» **WHAT IS REQUIRED**
Below are the records; extract from them the line containing "What Chart.js code" to the line containing "20, 6, 0, 0]", both lines included, exactly and with no pictures.

» **EXTRACTED MATERIAL**
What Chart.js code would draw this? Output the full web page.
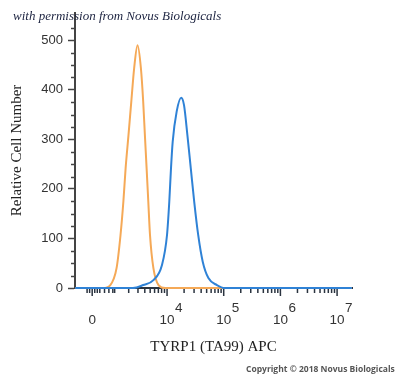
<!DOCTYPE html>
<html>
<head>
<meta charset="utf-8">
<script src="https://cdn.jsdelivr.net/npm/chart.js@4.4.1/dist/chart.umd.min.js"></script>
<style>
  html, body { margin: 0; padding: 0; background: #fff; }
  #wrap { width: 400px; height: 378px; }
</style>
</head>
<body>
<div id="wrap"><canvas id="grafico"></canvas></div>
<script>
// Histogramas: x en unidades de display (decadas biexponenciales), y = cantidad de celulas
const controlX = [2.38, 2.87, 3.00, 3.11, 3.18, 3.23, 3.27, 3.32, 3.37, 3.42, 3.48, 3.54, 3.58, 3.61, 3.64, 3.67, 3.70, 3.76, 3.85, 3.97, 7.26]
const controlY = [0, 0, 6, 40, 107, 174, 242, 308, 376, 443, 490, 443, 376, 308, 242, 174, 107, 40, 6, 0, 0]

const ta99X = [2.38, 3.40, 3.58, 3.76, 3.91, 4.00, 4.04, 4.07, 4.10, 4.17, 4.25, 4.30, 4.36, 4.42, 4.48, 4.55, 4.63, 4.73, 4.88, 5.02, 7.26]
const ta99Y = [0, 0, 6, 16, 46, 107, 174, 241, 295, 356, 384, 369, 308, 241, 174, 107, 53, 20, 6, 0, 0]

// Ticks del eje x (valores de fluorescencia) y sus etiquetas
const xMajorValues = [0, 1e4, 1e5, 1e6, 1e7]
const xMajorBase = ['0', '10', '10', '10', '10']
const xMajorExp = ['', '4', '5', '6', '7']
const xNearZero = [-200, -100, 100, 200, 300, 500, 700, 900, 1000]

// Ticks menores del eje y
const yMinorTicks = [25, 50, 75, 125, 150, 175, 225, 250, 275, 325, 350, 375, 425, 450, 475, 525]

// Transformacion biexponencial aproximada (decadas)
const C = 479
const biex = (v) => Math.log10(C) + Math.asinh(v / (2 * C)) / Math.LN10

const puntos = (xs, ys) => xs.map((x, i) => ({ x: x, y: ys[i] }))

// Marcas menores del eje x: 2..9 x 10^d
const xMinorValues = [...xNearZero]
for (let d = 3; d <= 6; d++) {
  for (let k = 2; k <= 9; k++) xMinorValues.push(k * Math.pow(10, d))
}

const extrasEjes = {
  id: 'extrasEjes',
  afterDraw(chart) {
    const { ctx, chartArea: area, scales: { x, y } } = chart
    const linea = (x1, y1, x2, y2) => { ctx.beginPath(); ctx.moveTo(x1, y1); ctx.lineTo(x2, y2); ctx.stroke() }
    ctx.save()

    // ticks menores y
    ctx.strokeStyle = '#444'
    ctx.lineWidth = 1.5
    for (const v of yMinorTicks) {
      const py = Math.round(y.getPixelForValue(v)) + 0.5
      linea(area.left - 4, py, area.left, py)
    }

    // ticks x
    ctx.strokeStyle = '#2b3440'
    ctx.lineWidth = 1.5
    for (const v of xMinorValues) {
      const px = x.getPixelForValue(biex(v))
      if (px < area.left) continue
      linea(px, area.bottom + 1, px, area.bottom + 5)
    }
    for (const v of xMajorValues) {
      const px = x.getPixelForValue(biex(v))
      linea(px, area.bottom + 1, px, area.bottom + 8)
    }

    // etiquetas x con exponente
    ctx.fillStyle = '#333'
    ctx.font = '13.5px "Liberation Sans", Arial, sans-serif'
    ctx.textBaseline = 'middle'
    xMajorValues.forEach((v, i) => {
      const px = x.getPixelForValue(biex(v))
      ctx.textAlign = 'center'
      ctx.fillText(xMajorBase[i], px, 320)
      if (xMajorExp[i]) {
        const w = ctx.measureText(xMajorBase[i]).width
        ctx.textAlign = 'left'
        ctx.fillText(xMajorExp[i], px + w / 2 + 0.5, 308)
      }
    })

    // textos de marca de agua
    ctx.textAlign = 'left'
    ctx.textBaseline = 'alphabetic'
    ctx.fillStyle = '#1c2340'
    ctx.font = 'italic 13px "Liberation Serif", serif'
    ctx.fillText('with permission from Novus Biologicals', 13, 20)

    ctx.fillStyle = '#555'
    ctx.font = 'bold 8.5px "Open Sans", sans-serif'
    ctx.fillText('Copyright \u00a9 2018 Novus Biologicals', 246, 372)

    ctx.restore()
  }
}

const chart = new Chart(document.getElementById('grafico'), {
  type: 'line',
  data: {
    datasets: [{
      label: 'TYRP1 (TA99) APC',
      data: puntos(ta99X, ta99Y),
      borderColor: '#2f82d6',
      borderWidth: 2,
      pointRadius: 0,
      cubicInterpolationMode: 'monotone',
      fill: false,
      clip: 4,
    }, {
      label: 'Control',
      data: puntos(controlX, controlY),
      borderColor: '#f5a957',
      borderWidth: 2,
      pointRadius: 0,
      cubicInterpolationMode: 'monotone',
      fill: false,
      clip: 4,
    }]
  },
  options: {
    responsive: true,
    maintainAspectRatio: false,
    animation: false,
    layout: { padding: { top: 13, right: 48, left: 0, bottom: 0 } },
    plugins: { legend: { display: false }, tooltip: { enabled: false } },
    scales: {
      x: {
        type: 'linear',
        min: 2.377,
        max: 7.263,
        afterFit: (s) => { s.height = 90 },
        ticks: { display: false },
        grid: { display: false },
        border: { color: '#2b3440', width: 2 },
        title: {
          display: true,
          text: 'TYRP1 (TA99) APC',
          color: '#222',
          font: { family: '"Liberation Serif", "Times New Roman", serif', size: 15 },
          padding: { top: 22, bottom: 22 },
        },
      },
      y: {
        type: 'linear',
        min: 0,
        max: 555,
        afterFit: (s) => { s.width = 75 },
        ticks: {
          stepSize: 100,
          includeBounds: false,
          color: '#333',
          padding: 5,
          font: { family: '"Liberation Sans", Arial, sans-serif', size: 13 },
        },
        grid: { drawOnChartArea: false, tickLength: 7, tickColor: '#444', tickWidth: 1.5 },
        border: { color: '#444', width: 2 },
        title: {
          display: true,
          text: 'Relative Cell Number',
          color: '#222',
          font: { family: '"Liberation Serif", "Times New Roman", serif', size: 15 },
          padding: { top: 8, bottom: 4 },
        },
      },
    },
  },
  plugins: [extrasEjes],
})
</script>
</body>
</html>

==

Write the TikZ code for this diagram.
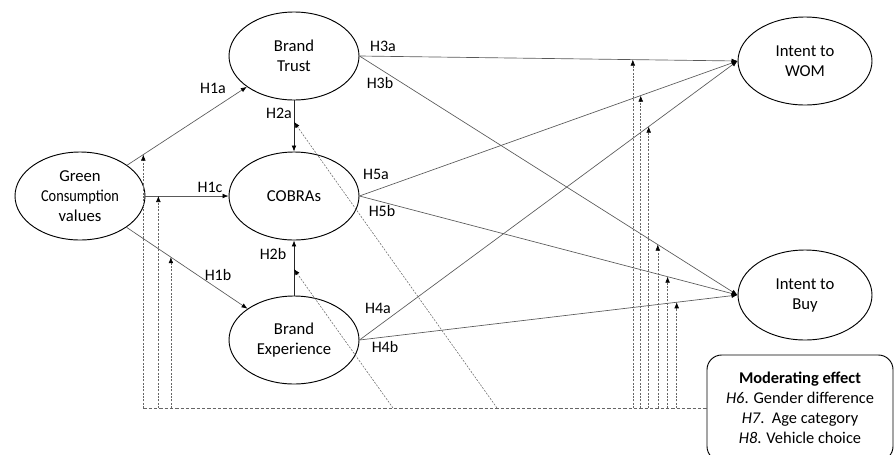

» **SOLUTION FOR THIS PROBLEM**
What Chart.js code would draw this? Output the full web page.
<!DOCTYPE html>
<html>
<head>
<meta charset="utf-8">
<script src="https://cdn.jsdelivr.net/npm/chart.js@4.4.1/dist/chart.umd.min.js"></script>
<style>
  html, body { margin: 0; padding: 0; background: #fff; }
  #wrap { width: 400px; height: 378px; }
</style>
</head>
<body>
<div id="wrap"><canvas id="grafico"></canvas></div>
<script>
// Histogramas: x en unidades de display (decadas biexponenciales), y = cantidad de celulas
const controlX = [2.38, 2.87, 3.00, 3.11, 3.18, 3.23, 3.27, 3.32, 3.37, 3.42, 3.48, 3.54, 3.58, 3.61, 3.64, 3.67, 3.70, 3.76, 3.85, 3.97, 7.26]
const controlY = [0, 0, 6, 40, 107, 174, 242, 308, 376, 443, 490, 443, 376, 308, 242, 174, 107, 40, 6, 0, 0]

const ta99X = [2.38, 3.40, 3.58, 3.76, 3.91, 4.00, 4.04, 4.07, 4.10, 4.17, 4.25, 4.30, 4.36, 4.42, 4.48, 4.55, 4.63, 4.73, 4.88, 5.02, 7.26]
const ta99Y = [0, 0, 6, 16, 46, 107, 174, 241, 295, 356, 384, 369, 308, 241, 174, 107, 53, 20, 6, 0, 0]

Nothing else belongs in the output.